Perhaps the greatest achievement of Guarataro producers is to have begun and maintained a movement without the support of government programmes, as it has happened in other cocoa areas in Venezuela.

As the investment is theirs, it is also the identity of a cocoa that, by using the appropriate procedures, could become a national and international reference.

Public policies support is also needed in other areas, such as roadways, one of the most serious problems in the area. Albe Gorrin says: “We have the support of some who want to invest due to the potential, but this influences and, this is the national government responsibility.”

He also remarks that this land has not been affected by expropriations as it has happened in other states and this should be taken advantage of, “we have a relative relief compared with other areas,” he says. “The price has been increasing every day, and also the demand has been increasing with the incorporation of countries like China and Russia. This is good news for all producers as this product seen in the future is a very good investment, “he insists.


The future Guarataro chocolate

The cocoa that is produced in Guarataro is already fermented.
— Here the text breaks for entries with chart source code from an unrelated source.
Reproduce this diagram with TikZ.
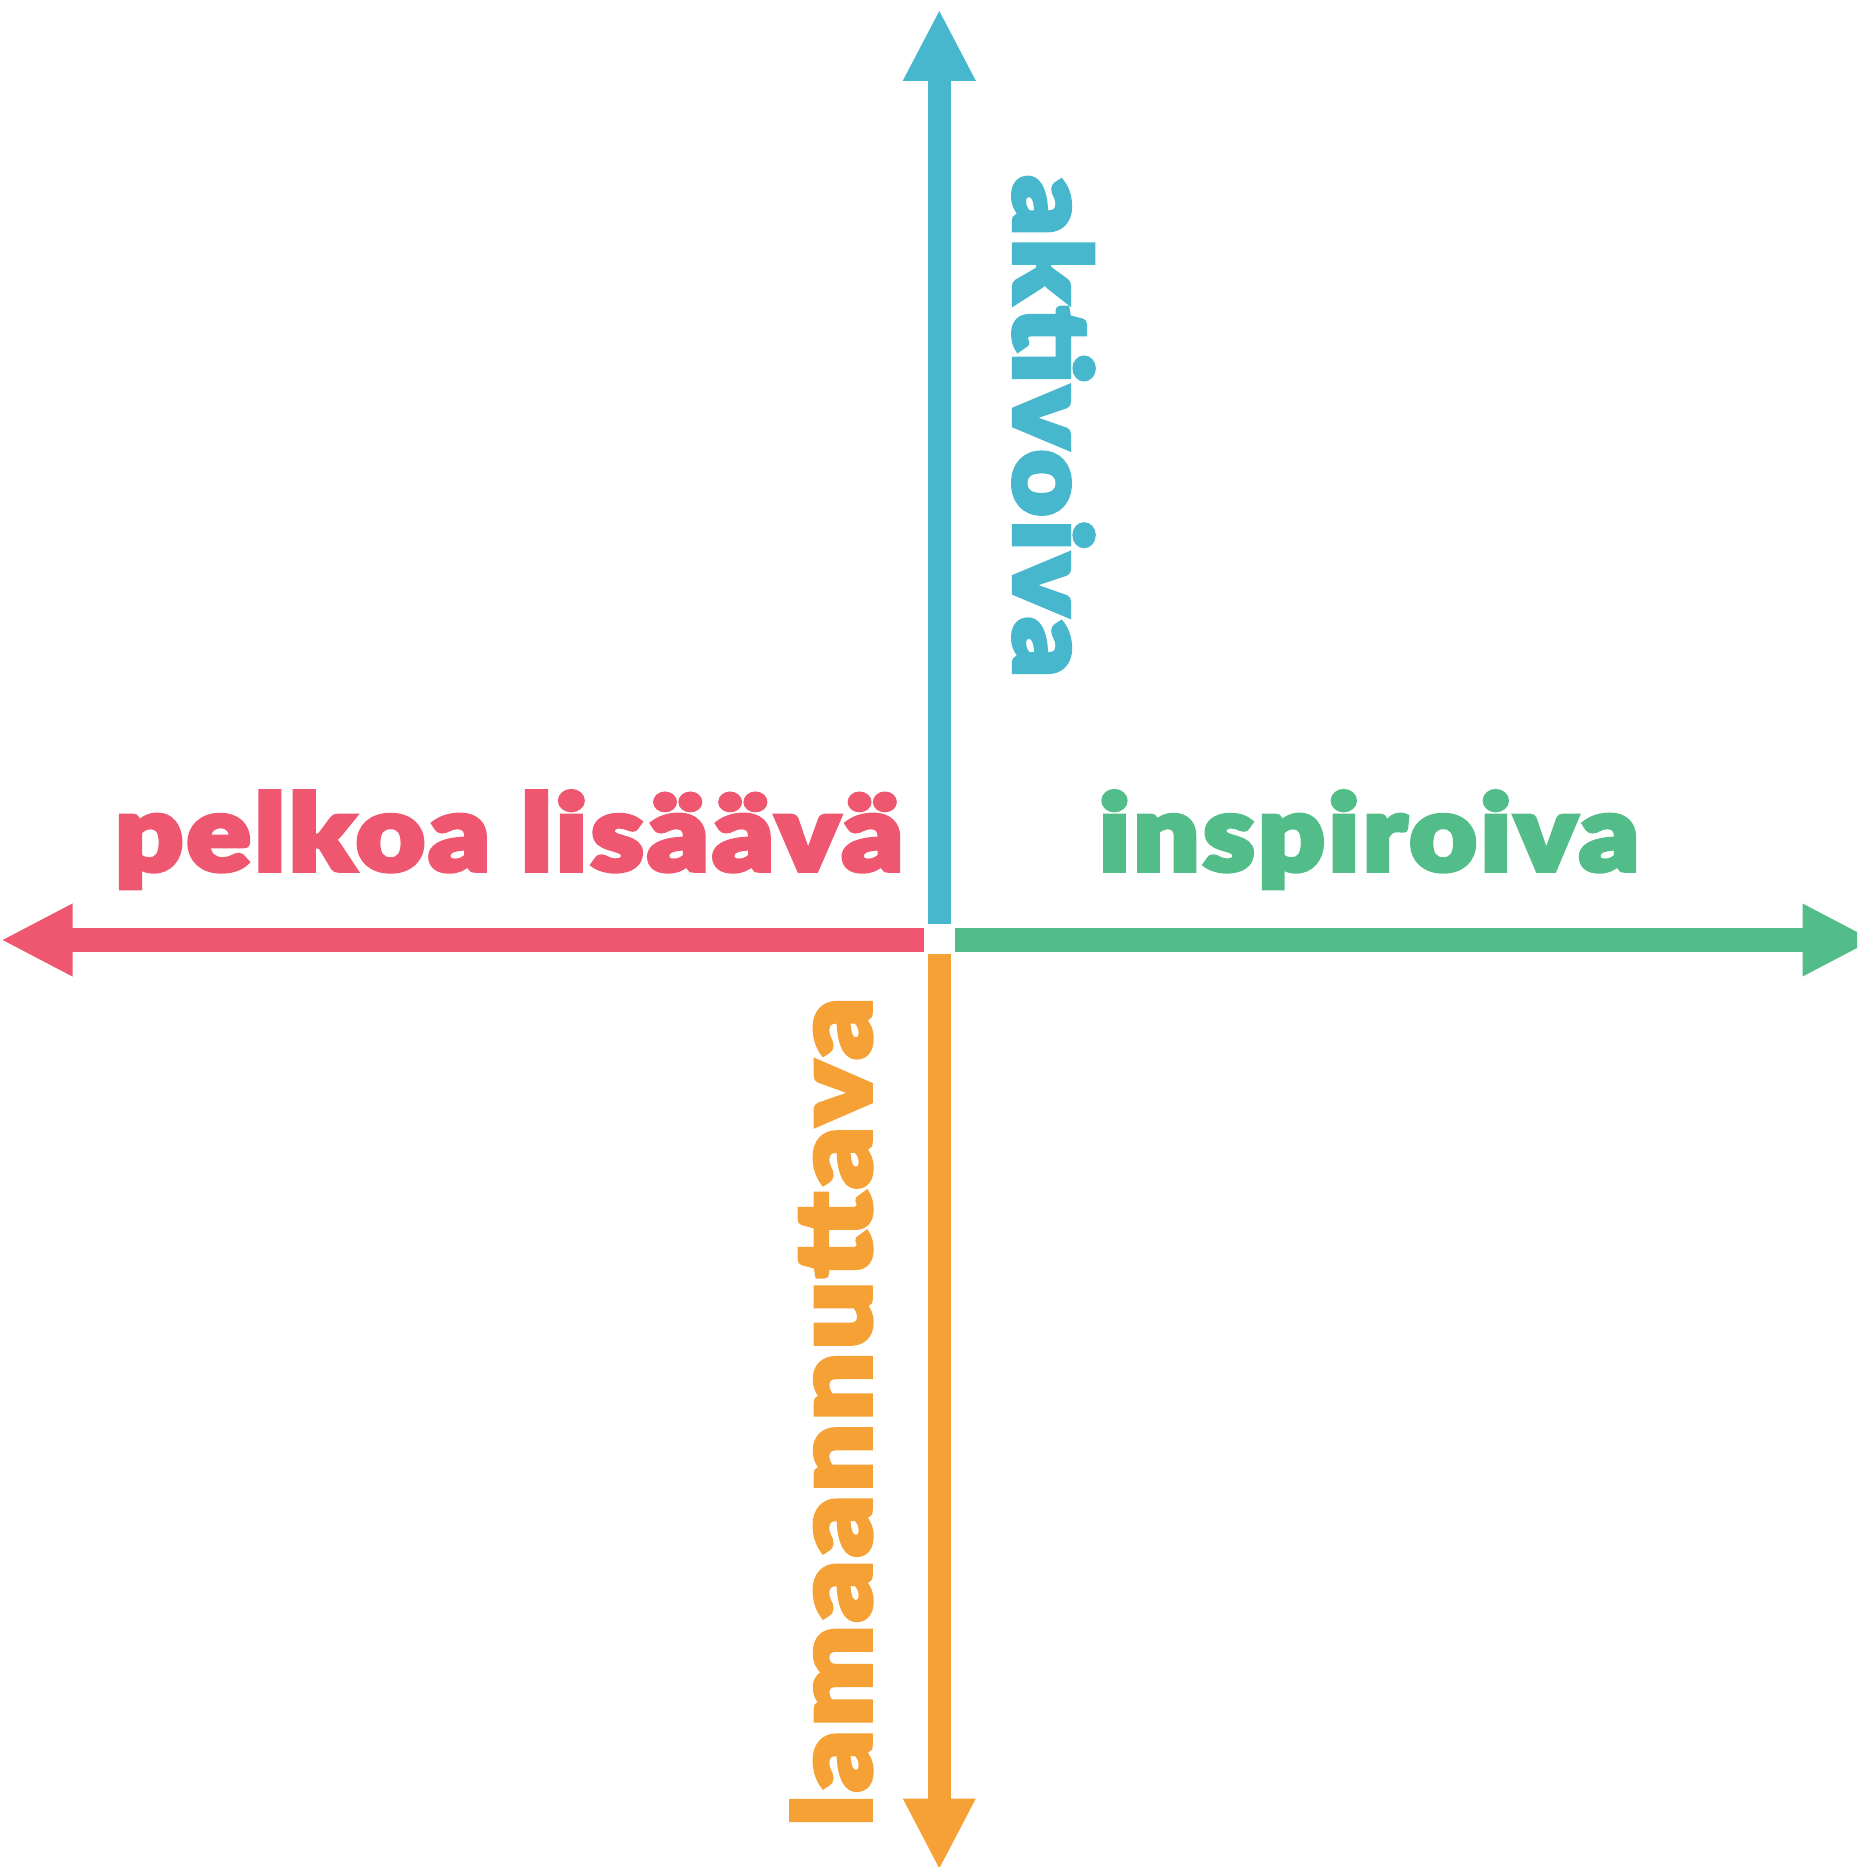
\documentclass[tikz,border=0pt]{standalone}
\usepackage{fontspec}
\usepackage{graphicx}
\newfontfamily\heavy{Lato Black}[FakeBold=4,LetterSpace=3]
\usetikzlibrary{arrows.meta}
\definecolor{cblue}{HTML}{47B7CD}
\definecolor{cred}{HTML}{EF5770}
\definecolor{cgreen}{HTML}{53BD8A}
\definecolor{corange}{HTML}{F6A135}
\begin{document}
\begin{tikzpicture}[x=1pt,y=-1pt,
  axis/.style={line width=23.5pt, line cap=butt, -{Triangle[length=71.5pt,width=67.3pt]}},
  lbl/.style={inner sep=0pt, outer sep=0pt, font=\heavy\fontsize{106}{116}\selectfont}]
\clip (0,0) rectangle (1857,1867);
\fill[white] (0,0) rectangle (1857,1867);
\coordinate (bS) at (939.3,924);   \coordinate (bT) at (939.3,9.3);
\coordinate (rS) at (924.3,940);   \coordinate (rT) at (1,940);
\coordinate (gS) at (954.7,940);   \coordinate (gT) at (1874,940);
\coordinate (oS) at (939.3,954.3); \coordinate (oT) at (939.3,1870);
\draw[axis, cblue] (bS) -- (bT);
\draw[axis, cred] (rS) -- (rT);
\draw[axis, cgreen] (gS) -- (gT);
\draw[axis, corange] (oS) -- (oT);
\node[lbl, text=cred, anchor=base west] (tRed) at (115,870.7) {\resizebox{788pt}{\height}{pelkoa lisäävä}};
\node[lbl, text=cgreen, anchor=base west] (tGreen) at (1099,870.7) {\resizebox{540pt}{\height}{inspiroiva}};
\node[lbl, text=cblue, rotate=-90, anchor=base west] (tBlue) at (1014,176) {\resizebox{501pt}{\height}{aktivoiva}};
\node[lbl, text=corange, rotate=90, anchor=base west] (tOrange) at (870.7,1826) {\resizebox{828pt}{\height}{lamaannuttava}};
\end{tikzpicture}
\end{document}
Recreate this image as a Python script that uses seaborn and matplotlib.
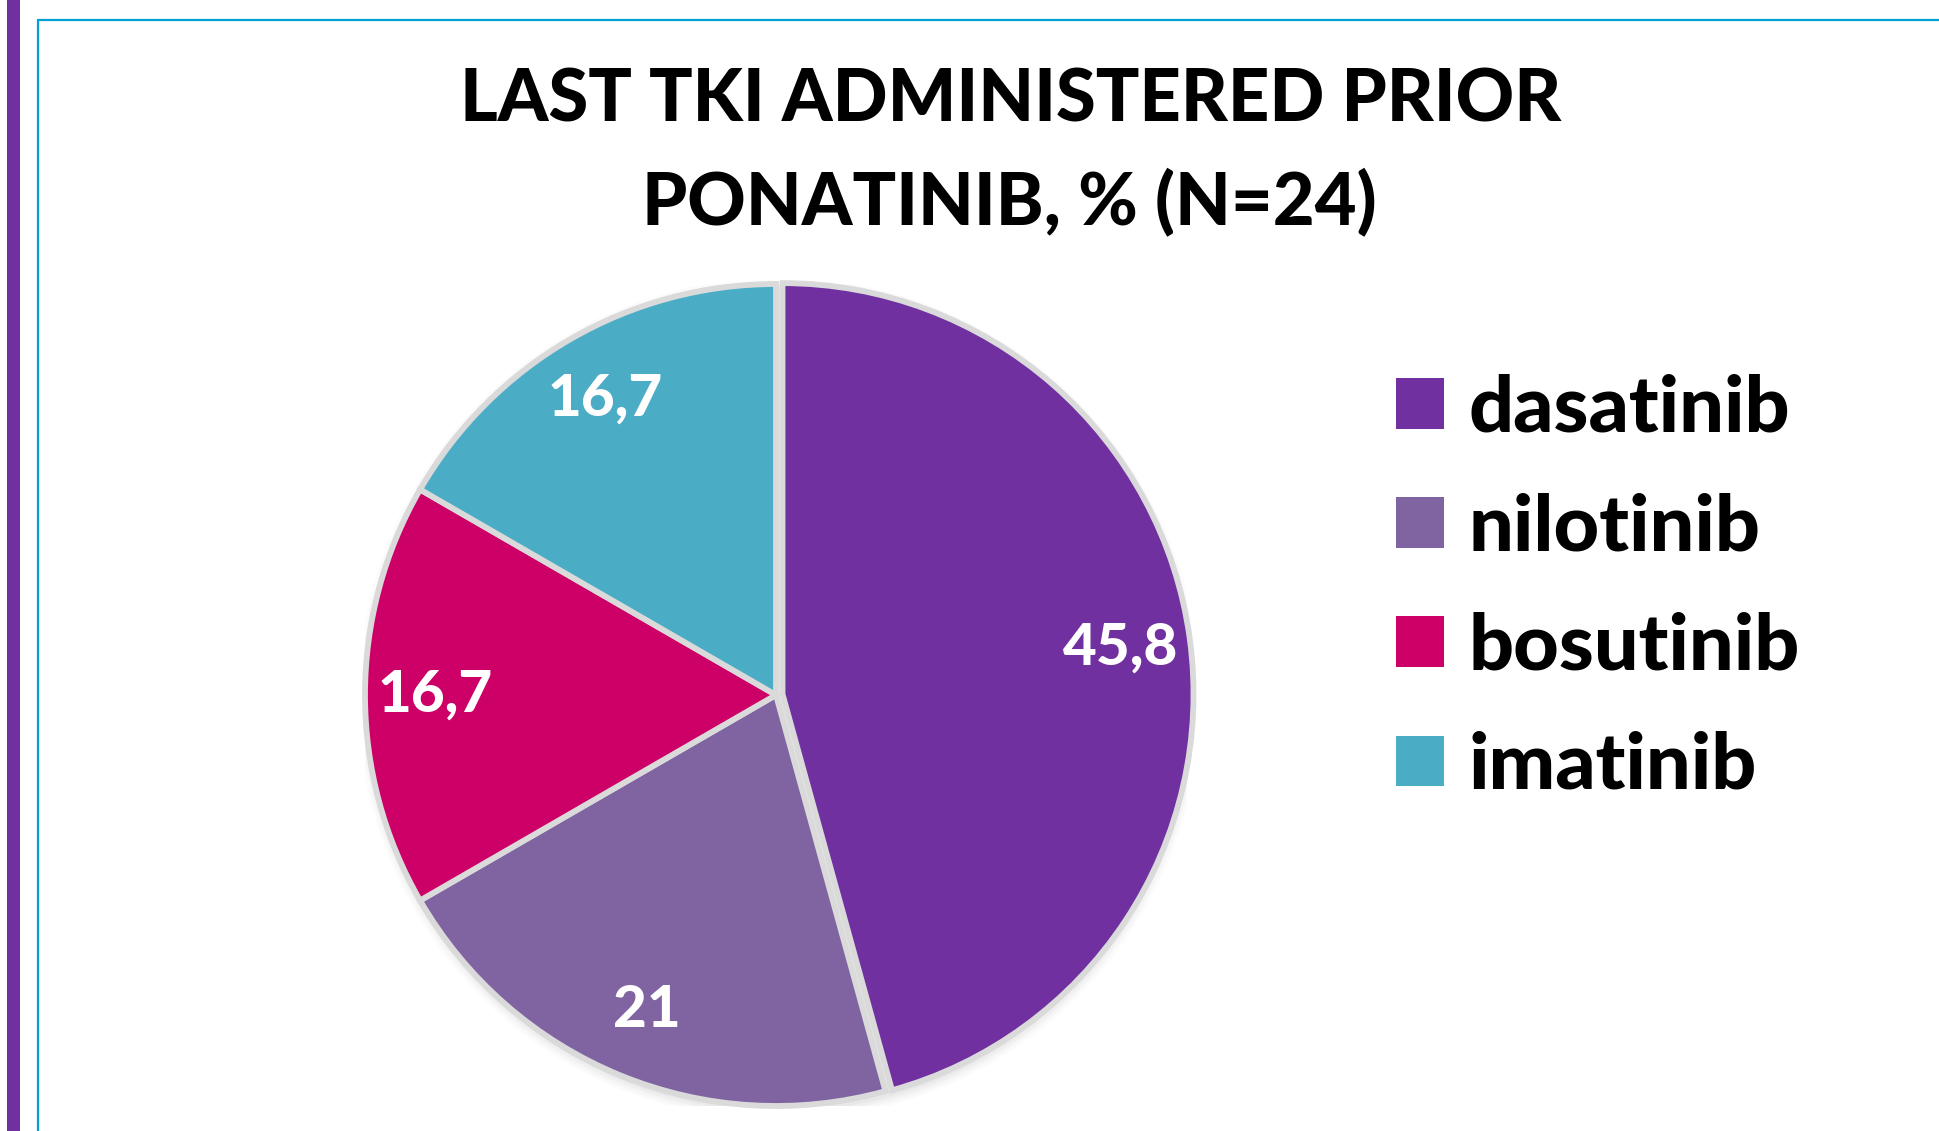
import matplotlib
matplotlib.use("Agg")
import matplotlib.pyplot as plt
import seaborn as sns
from matplotlib.patches import Rectangle, Circle
from matplotlib.lines import Line2D
from matplotlib.font_manager import FontProperties

# ---- data ----
categories = ["dasatinib", "nilotinib", "bosutinib", "imatinib"]
values = [45.8, 21, 16.7, 16.7]
value_labels = [f"{v:g}".replace(".", ",") for v in values]
colors_hex = ["#7030A0", "#8064A2", "#CC0066", "#4BACC6"]
title_lines = ["LAST TKI ADMINISTERED PRIOR", "PONATINIB, % (N=24)"]

sns.set_theme(style="white")
plt.rcParams["font.family"] = ["Lato", "DejaVu Sans"]
plt.rcParams["text.color"] = "black"
palette = sns.color_palette(colors_hex)

W, H = 1940, 1131
fig = plt.figure(figsize=(W / 100, H / 100), dpi=100)
fig.patch.set_facecolor("white")


def fx(x):
    return x / W


def fy(y):
    return 1 - y / H


# decorative frame
fig.patches.append(Rectangle((fx(7), 0), 13 / W, 1, transform=fig.transFigure,
                             facecolor="#7030A0", edgecolor="none"))
fig.lines.append(Line2D([fx(38), fx(38)], [0, fy(20)], transform=fig.transFigure,
                        color="#00A2D6", lw=1.6))
fig.lines.append(Line2D([fx(38), 1], [fy(20), fy(20)], transform=fig.transFigure,
                        color="#00A2D6", lw=1.6))

WEIGHT = 900

# title
title_font = FontProperties(family="Lato", weight=WEIGHT, size=52)
fig.text(fx(1011), fy(121), title_lines[0], ha="center", va="baseline",
         fontproperties=title_font, color="black")
fig.text(fx(1009), fy(225), title_lines[1], ha="center", va="baseline",
         fontproperties=title_font, color="black")

# pie
cx, cy, R = 776, 695, 411
ax = fig.add_axes([fx(cx - R), fy(cy + R), 2 * R / W, 2 * R / H])
ax.set_facecolor("none")

# soft shadow behind the pie
for k, a in enumerate([0.05, 0.05, 0.04, 0.03]):
    ax.add_patch(Circle((0.008, -0.010), 1.004 + 0.007 * k, facecolor="#808080",
                        edgecolor="none", alpha=a, zorder=0))

label_iter = iter(value_labels)
wedges, texts, autotexts = ax.pie(
    values,
    colors=palette,
    startangle=90,
    counterclock=False,
    explode=[0.016, 0, 0, 0],
    autopct=lambda p: next(label_iter),
    pctdistance=0.83,
    wedgeprops=dict(edgecolor="#DADADA", linewidth=4.2),
    textprops=dict(color="white", fontsize=42, fontweight=WEIGHT, family="Lato"),
)
for w in wedges:
    w.set_zorder(2)
for t in autotexts:
    t.set_zorder(3)
ax.set_xlim(-1, 1)
ax.set_ylim(-1, 1)
ax.set_aspect("equal")
ax.axis("off")

# legend
leg = fig.legend(
    handles=wedges, labels=categories, loc="upper left",
    bbox_to_anchor=(fx(1396), fy(373)), frameon=False,
    prop=FontProperties(family="Lato", weight=WEIGHT, size=57),
    handlelength=0.61, handleheight=0.61, handletextpad=0.3,
    labelspacing=0.61, borderpad=0, borderaxespad=0, labelcolor="black",
)
for h in leg.legend_handles:
    h.set_edgecolor("none")
    h.set_linewidth(0)

fig.savefig("out.png", dpi=100)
However, the process has some deficiencies which affect quality. These shortcomings are precisely those that must be overcome to undertake other projects such as the manufacture of chocolate, which as yet did not exist in Bolivar state.

That seems to be the goal. Albe Gorrin indicates that some tests have been carried out with satisfactory results. It is only an experimental phase until now, but he does not doubt that it will be a reality sooner rather than later.

“The important thing is that we use our cocoa, made here, and because of that, we have to promote it,” he says while stressing that the goal is to have it known as cocoa Guarataro or at least as the cocoa from Bolivar state.

Taking advantage of today impetus, he does not doubt that it will be a product adapted to the international standards, as it happens with the cocoas Chuao or Paria.


Increasing and improving the cultivation of cocoa Guarataro implies great challenges, being one of them to exalt the product identity as well as to emphasize the strengths of the local initiative, from the sowing of plantations to commercialization.

The main concern from the Chamber of Commerce and Industries of Bolivar state is to have the work of producers recognized. “Almost all the production goes to Miranda and it is reckoned up in the figures of that area. As it is not handled as cocoa from Bolivar state, it is not possible to make known the work that is being done “.

As in other areas of the country, Guarataro producers also need support and technical assistance in order to improve the quality of their plantations and increase production levels.

Albe Gorrin indicates that “the idea is to bring technicians and specialists who guide and improve many practices in planting and seed preparation.”

In addition to the cocoa production in Guarataro, Gorrin points out other local activities such as the cultivation of the sarrapia or the promotion of an important gastronomic movement in Ciudad Bolívar as ways to promote and contribute to the development of the capital of Bolivar state.


Back to the countryside

It is indubitable, the great variety of wealth sources of Guayana, gold, aluminium, iron, diamond, bauxite, coltrán and many others. These are minerals with important commercialization worldwide, promoters of a highly profitable economy.

However, cocoa represents the return to that countryside which, unlike mining or oil, is an endless source of means.

Compared with the rest of the country, Guarataro is still a very new area. Nevertheless, the predictions are positive. It is undeniable that we continue seeking to retake that seat of honour that we had before and still today identifies us as the country with the best cocoa in the world.

There is still much to do. But the dedication and passion that the producers of Guarataro have put to the cultivation of cocoa brings us closer to the goal of becoming important producers of hailed and recognized Venezuelan cacao, and why not?, in manufacturers of a unique chocolate, with identity, flavour and aroma characteristic of southern Venezuela.